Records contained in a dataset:
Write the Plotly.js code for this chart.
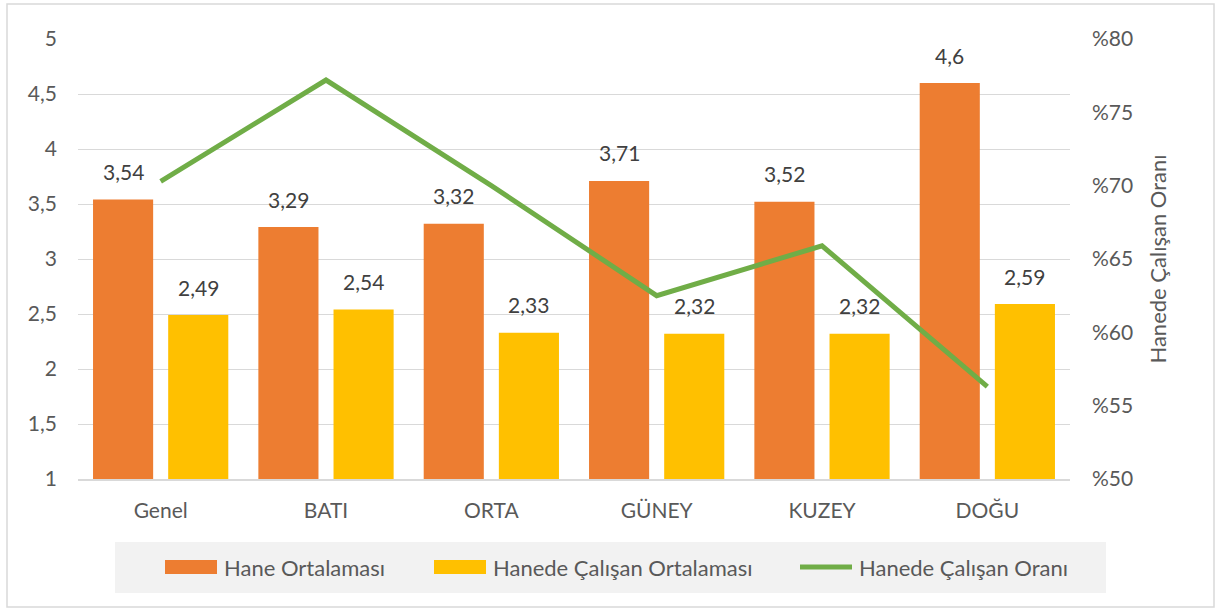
<!DOCTYPE html>
<html>
<head>
<meta charset="utf-8">
<script src="https://cdn.plot.ly/plotly-3.0.1.min.js"></script>
<style>html,body{margin:0;padding:0;background:#fff;}#chart{width:1217px;height:610px;}</style>
</head>
<body>
<div id="chart"></div>
<script>
const categories = ["Genel", "BATI", "ORTA", "GÜNEY", "KUZEY", "DOĞU"];
const haneOrtalamasi = [3.54, 3.29, 3.32, 3.71, 3.52, 4.6];
const calisanOrtalamasi = [2.49, 2.54, 2.33, 2.32, 2.32, 2.59];
const calisanOrani = [70.3, 77.2, 70.0, 62.5, 65.9, 56.3];
const leftTicks = [1, 1.5, 2, 2.5, 3, 3.5, 4, 4.5, 5];
const rightTicks = [50, 55, 60, 65, 70, 75, 80];
const seriesNames = ["Hane Ortalaması", "Hanede Çalışan Ortalaması", "Hanede Çalışan Oranı"];
const seriesColors = ["#ED7D31", "#FFC000", "#70AD47"];

const FONT = "Lato, 'Open Sans', sans-serif";
const TXT = '#595959';
const fmt = v => String(v).replace('.', ',');

// plot area in pixels
const L = 78, R = 1070, T = 39, B = 479;
const px = x => (x - L) / (R - L);
const py = y => (B - y) / (B - T);

const traces = [
  {type:'bar', name:seriesNames[0], x:categories, y:haneOrtalamasi,
   marker:{color:seriesColors[0]}, hoverinfo:'none', showlegend:false},
  {type:'bar', name:seriesNames[1], x:categories, y:calisanOrtalamasi,
   marker:{color:seriesColors[1]}, hoverinfo:'none', showlegend:false},
  {type:'scatter', mode:'lines', name:seriesNames[2], x:categories, y:calisanOrani,
   yaxis:'y2', line:{color:seriesColors[2], width:5}, hoverinfo:'none', showlegend:false}
];

const annotations = [];
categories.forEach((c, i) => {
  annotations.push({x:c, y:haneOrtalamasi[i], xref:'x', yref:'y', text:fmt(haneOrtalamasi[i]),
    showarrow:false, xshift:-37.5, yshift:28, font:{family:FONT, size:21, color:'#404040'}});
  annotations.push({x:c, y:calisanOrtalamasi[i], xref:'x', yref:'y', text:fmt(calisanOrtalamasi[i]),
    showarrow:false, xshift:37.5, yshift:28, font:{family:FONT, size:21, color:'#404040'}});
});
// legend texts
const legTextX = [222, 491, 857];
seriesNames.forEach((n, i) => {
  annotations.push({x:px(legTextX[i]), y:py(567), xref:'paper', yref:'paper', text:n,
    xanchor:'left', yanchor:'middle', showarrow:false, font:{family:FONT, size:22, color:TXT}});
});

const shapes = [
  {type:'rect', xref:'paper', yref:'paper', x0:px(7), x1:px(1214), y0:py(607), y1:py(4),
   line:{color:'#D9D9D9', width:1.5}, fillcolor:'rgba(0,0,0,0)', layer:'below'},
  {type:'rect', xref:'paper', yref:'paper', x0:px(115), x1:px(1106), y0:py(593), y1:py(542),
   line:{width:0}, fillcolor:'#F2F2F2', layer:'below'},
  {type:'rect', xref:'paper', yref:'paper', x0:px(165), x1:px(217), y0:py(574), y1:py(560),
   line:{width:0}, fillcolor:seriesColors[0]},
  {type:'rect', xref:'paper', yref:'paper', x0:px(434), x1:px(486), y0:py(574), y1:py(560),
   line:{width:0}, fillcolor:seriesColors[1]},
  {type:'line', xref:'paper', yref:'paper', x0:px(800), x1:px(852), y0:py(567), y1:py(567),
   line:{color:seriesColors[2], width:5}}
];

const layout = {
  width:1217, height:610,
  margin:{l:L, r:1217 - R, t:T, b:610 - B},
  paper_bgcolor:'#fff', plot_bgcolor:'#fff',
  separators:',.',
  font:{family:FONT, size:21, color:TXT},
  barmode:'group', bargap:0.0909, bargroupgap:0.2,
  showlegend:false,
  xaxis:{type:'category', showgrid:false, showline:true, linecolor:'#D9D9D9', linewidth:1.5,
    ticks:'', ticklabelstandoff:12, tickfont:{family:FONT, size:21, color:TXT}, fixedrange:true},
  yaxis:{range:[1,5], tickvals:leftTicks, ticktext:leftTicks.map(fmt), showgrid:true, gridcolor:'#D9D9D9',
    gridwidth:1, zeroline:false, showline:false, ticks:'', ticklabelstandoff:20,
    tickfont:{family:FONT, size:21, color:TXT}, fixedrange:true},
  yaxis2:{overlaying:'y', side:'right', range:[50,80], tickvals:rightTicks,
    ticktext:rightTicks.map(v => '%' + v), showgrid:false, zeroline:false, showline:false, ticks:'',
    ticklabelstandoff:21, tickfont:{family:FONT, size:21, color:TXT},
    title:{text:'Hanede Çalışan Oranı', standoff:18, font:{family:FONT, size:22, color:TXT}},
    fixedrange:true},
  shapes:shapes,
  annotations:annotations
};

Plotly.newPlot('chart', traces, layout, {displayModeBar:false, staticPlot:true});
</script>
</body>
</html>
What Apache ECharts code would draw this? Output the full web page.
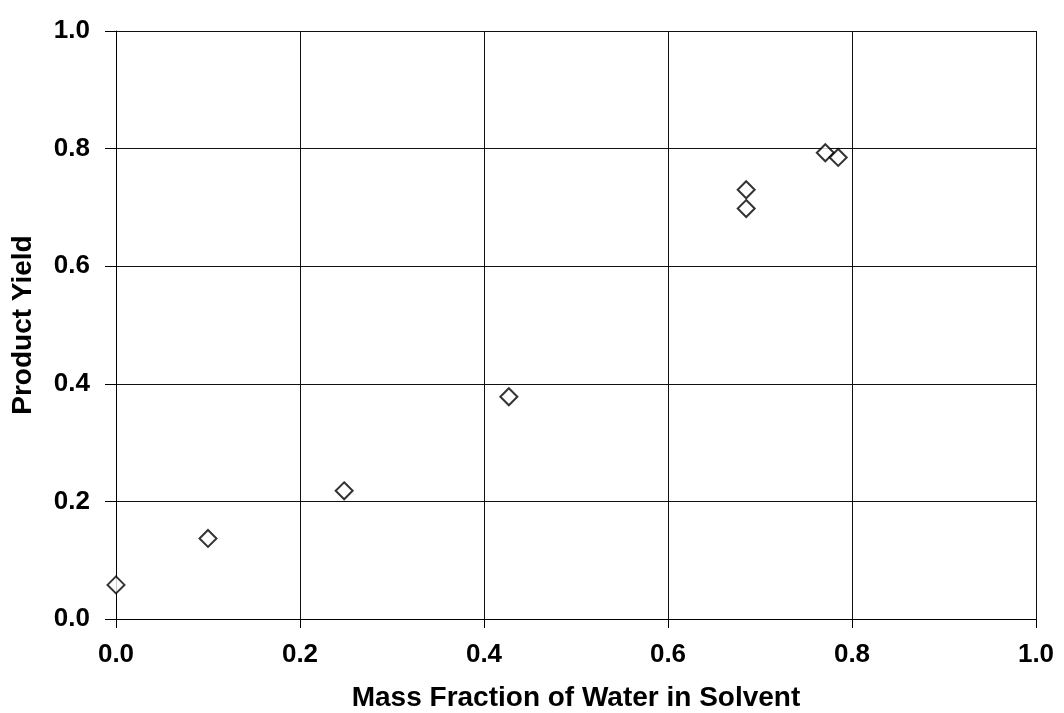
<!DOCTYPE html>
<html>
<head>
<meta charset="utf-8">
<script src="https://cdn.jsdelivr.net/npm/echarts@6/dist/echarts.min.js"></script>
<style>
  html, body { margin: 0; padding: 0; background: #fff; }
  #chart { width: 1064px; height: 713px; }
</style>
</head>
<body>
<div id="chart"></div>
<script>
// mass fraction of water vs. product yield
const waterFraction = [0.0, 0.1, 0.248, 0.427, 0.685, 0.685, 0.771, 0.785];
const productYield = [0.058, 0.137, 0.218, 0.378, 0.730, 0.698, 0.793, 0.785];

const chart = echarts.init(document.getElementById("chart"));
const font = "'Liberation Sans', Arial, sans-serif";

const gridLine = { show: true, lineStyle: { color: "#111", width: 1 } };

chart.setOption({
  animation: false,
  backgroundColor: "#fff",
  grid: { left: 116, right: 28, top: 31, bottom: 94, containLabel: false, outerBoundsMode: "none" },
  xAxis: {
    type: "value",
    min: 0,
    max: 1,
    interval: 0.2,
    name: "Mass Fraction of Water in Solvent",
    nameLocation: "middle",
    nameGap: 65,
    nameTextStyle: { color: "#000", fontFamily: font, fontWeight: "bold", fontSize: 28 },
    axisLine: { show: true, lineStyle: { color: "#000", width: 1 } },
    axisTick: { show: true, length: 9, lineStyle: { color: "#000" } },
    axisLabel: {
      color: "#000", fontFamily: font, fontWeight: "bold", fontSize: 26, margin: 23,
      formatter: (v) => v.toFixed(1),
    },
    splitLine: gridLine,
  },
  yAxis: {
    type: "value",
    min: 0,
    max: 1,
    interval: 0.2,
    name: "Product Yield",
    nameLocation: "middle",
    nameGap: 79,
    nameTextStyle: { color: "#000", fontFamily: font, fontWeight: "bold", fontSize: 28 },
    axisLine: { show: true, lineStyle: { color: "#000", width: 1 } },
    axisTick: { show: true, length: 11, lineStyle: { color: "#000" } },
    axisLabel: {
      color: "#000", fontFamily: font, fontWeight: "bold", fontSize: 26, margin: 26,
      formatter: (v) => v.toFixed(1),
    },
    splitLine: gridLine,
  },
  series: [
    {
      type: "scatter",
      symbol: "diamond",
      symbolSize: [17, 17],
      itemStyle: { color: "#fff", borderColor: "#000", borderWidth: 2 },
      data: waterFraction.map((x, i) => [x, productYield[i]]),
    },
  ],
});
</script>
</body>
</html>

[What you will do]: Quote only what lies between the first line of the records and the line containing "const py = y => (B - y) / (B - T);", please, including both lines and excluding images.

[Solution to this problem]:
Write the Plotly.js code for this chart.
<!DOCTYPE html>
<html>
<head>
<meta charset="utf-8">
<script src="https://cdn.plot.ly/plotly-3.0.1.min.js"></script>
<style>html,body{margin:0;padding:0;background:#fff;}#chart{width:1217px;height:610px;}</style>
</head>
<body>
<div id="chart"></div>
<script>
const categories = ["Genel", "BATI", "ORTA", "GÜNEY", "KUZEY", "DOĞU"];
const haneOrtalamasi = [3.54, 3.29, 3.32, 3.71, 3.52, 4.6];
const calisanOrtalamasi = [2.49, 2.54, 2.33, 2.32, 2.32, 2.59];
const calisanOrani = [70.3, 77.2, 70.0, 62.5, 65.9, 56.3];
const leftTicks = [1, 1.5, 2, 2.5, 3, 3.5, 4, 4.5, 5];
const rightTicks = [50, 55, 60, 65, 70, 75, 80];
const seriesNames = ["Hane Ortalaması", "Hanede Çalışan Ortalaması", "Hanede Çalışan Oranı"];
const seriesColors = ["#ED7D31", "#FFC000", "#70AD47"];

const FONT = "Lato, 'Open Sans', sans-serif";
const TXT = '#595959';
const fmt = v => String(v).replace('.', ',');

// plot area in pixels
const L = 78, R = 1070, T = 39, B = 479;
const px = x => (x - L) / (R - L);
const py = y => (B - y) / (B - T);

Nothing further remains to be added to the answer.